Clawton

Clawton is located within Torridge local authority area. Historically it formed part of Black Torrington Hundred. It falls within Holsworthy Deanery for ecclesiastical purposes. The Deaneries are used to arrange the typescript Church Notes of B.F.Cresswell which are held in the Westcountry Studies Library. The population was 383 in 1801 389 in 1901 . Figures for other years are available on the local studies website. In 1641/2 112 adult males signed the Protestation returns.

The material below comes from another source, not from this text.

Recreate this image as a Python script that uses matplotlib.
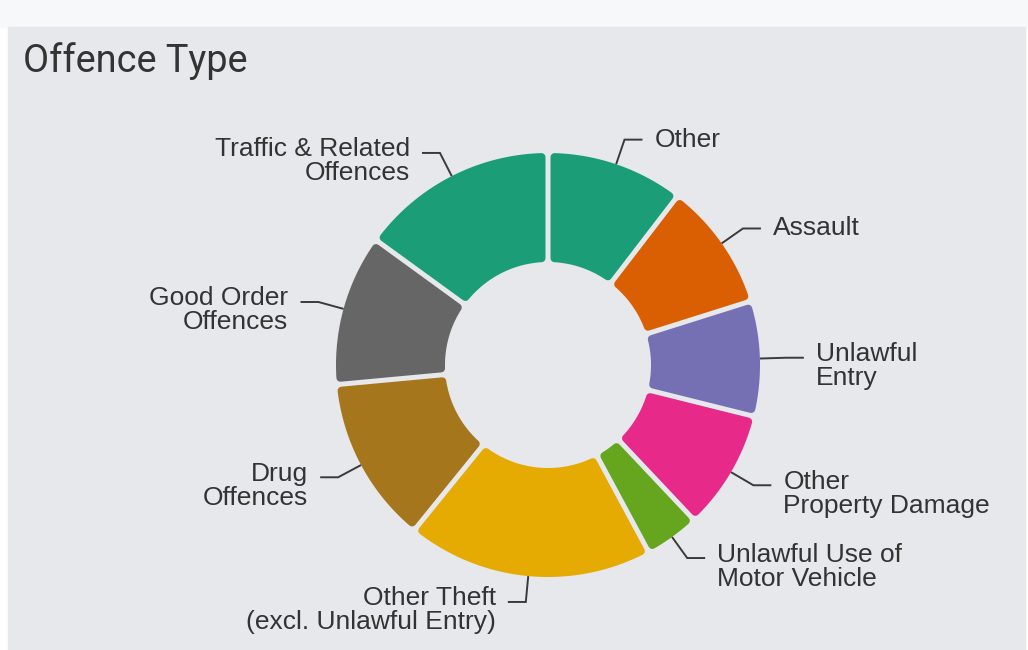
import numpy as np
import matplotlib.pyplot as plt
from matplotlib.patches import Polygon, Rectangle

# slices, clockwise from 12 o'clock
labels = ["Other", "Assault", "Unlawful\nEntry", "Other\nProperty Damage",
          "Unlawful Use of\nMotor Vehicle", "Other Theft\n(excl. Unlawful Entry)",
          "Drug\nOffences", "Good Order\nOffences", "Traffic & Related\nOffences"]
values = [375, 350, 315, 327, 150, 673, 457, 413, 540]
colors = ["#1b9e77", "#d95f02", "#7570b3", "#e7298a", "#66a61e",
          "#e6ab02", "#a6761d", "#666666", "#1b9e77"]

W, H = 1028, 650
cx, cy = 548, 365
r_out, r_in = 212, 103
gap, rc = 5, 4   # gap between slices, corner rounding (px)

fig = plt.figure(figsize=(W / 100, H / 100), dpi=100)
ax = fig.add_axes([0, 0, 1, 1])
ax.set_xlim(0, W)
ax.set_ylim(H, 0)
ax.axis("off")
fig.patch.set_facecolor("white")

ax.add_patch(Rectangle((0, 0), W, 27, color="#f7f8fa", zorder=0))
ax.add_patch(Rectangle((8, 27), W - 11, H - 27, color="#e7e8ec", zorder=0))

ax.text(23, 72, "Offence Type", fontsize=27.3, family=["Roboto", "DejaVu Sans"],
        color="#333333", va="baseline", ha="left")


def pt(r, a):
    a = np.radians(a)
    return cx + r * np.sin(a), cy - r * np.cos(a)


def ring_piece(a1, a2, ro, ri, d):
    # offset the radial edges by d px so the gap has constant width
    pts = []
    do = np.degrees(np.arcsin(d / ro))
    di = np.degrees(np.arcsin(d / ri))
    for a in np.linspace(a1 + do, a2 - do, 80):
        pts.append(pt(ro, a))
    for a in np.linspace(a2 - di, a1 + di, 40):
        pts.append(pt(ri, a))
    return np.array(pts)


tot = sum(values)
start = 0.0
lw = 2 * rc * 0.72
for lab, v, c in zip(labels, values, colors):
    span = 360.0 * v / tot
    a1, a2 = start, start + span
    poly = ring_piece(a1, a2, r_out - rc, r_in + rc, gap / 2 + rc)
    ax.add_patch(Polygon(poly, closed=True, facecolor=c, edgecolor=c,
                         linewidth=lw, joinstyle="round", zorder=2))

    # connector + label
    mid = (a1 + a2) / 2
    x0, y0 = pt(r_out + 1, mid)
    x1, y1 = pt(238, mid)
    right = mid < 180
    sgn = 1 if right else -1
    x2 = x1 + sgn * 17
    ax.plot([x0, x1, x2], [y0, y1, y1], color="#3a3a3a", lw=1.4,
            solid_joinstyle="miter", zorder=3)
    nl = lab.count("\n")
    ax.text(x2 + sgn * 13, y1 + nl * 8.5, lab, fontsize=19,
            family=["Liberation Sans", "DejaVu Sans"], color="#333333",
            ha="left" if right else "right", va="center",
            multialignment="left" if right else "right", linespacing=1.0)
    start = a2

fig.savefig("out.png", dpi=100, facecolor=fig.get_facecolor())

A parish history file is held in Holsworthy Library. You can look for other material on the community by using the place search on the main local studies database. Further historical information is also available on the Genuki website.

Maps: The image below is of the Clawton area on Donn's one inch to the mile survey of 1765.

Clawton area on Donn's map of 1765 (sx39)

On the County Series Ordnance Survey mapping the area is to be found on 1:2,500 sheet 62/10 Six inch (1:10560) sheet 62SW
The National Grid reference for the centre of the area is SX353992. On the post 1945 National Grid Ordnance Survey mapping the sheets are: 1:10,000 (six inch to a mile: sheet SX39NE, 1:25,000 mapping: sheet Explorer 112, Landranger (1:50,000) mapping: sheet 190. Geological sheet 323 also covers the area.

Extract from Devon by W.G.Hoskins (1954), included by kind permission of the copyright holder:

CLAWTON lies in the cold yellow clay country, so heavy that even in Risdon's day it was a local saying that "The Devil was clogged in Clawmoor." The church (St. Leonard) is mainly an early 14th century building, somewhat altered in the early 16th century There is, however, a fine Norman font, and other 12th century work in the chancel. The chancel and aisle roofs retain many carved bosses. In the N. aisle is a mural monument to Sir Christopher Osmond of Fernhill, gent. (1631. Fernhill, Blagdon, and Kempthore, now farmhouses, were formerly mansions.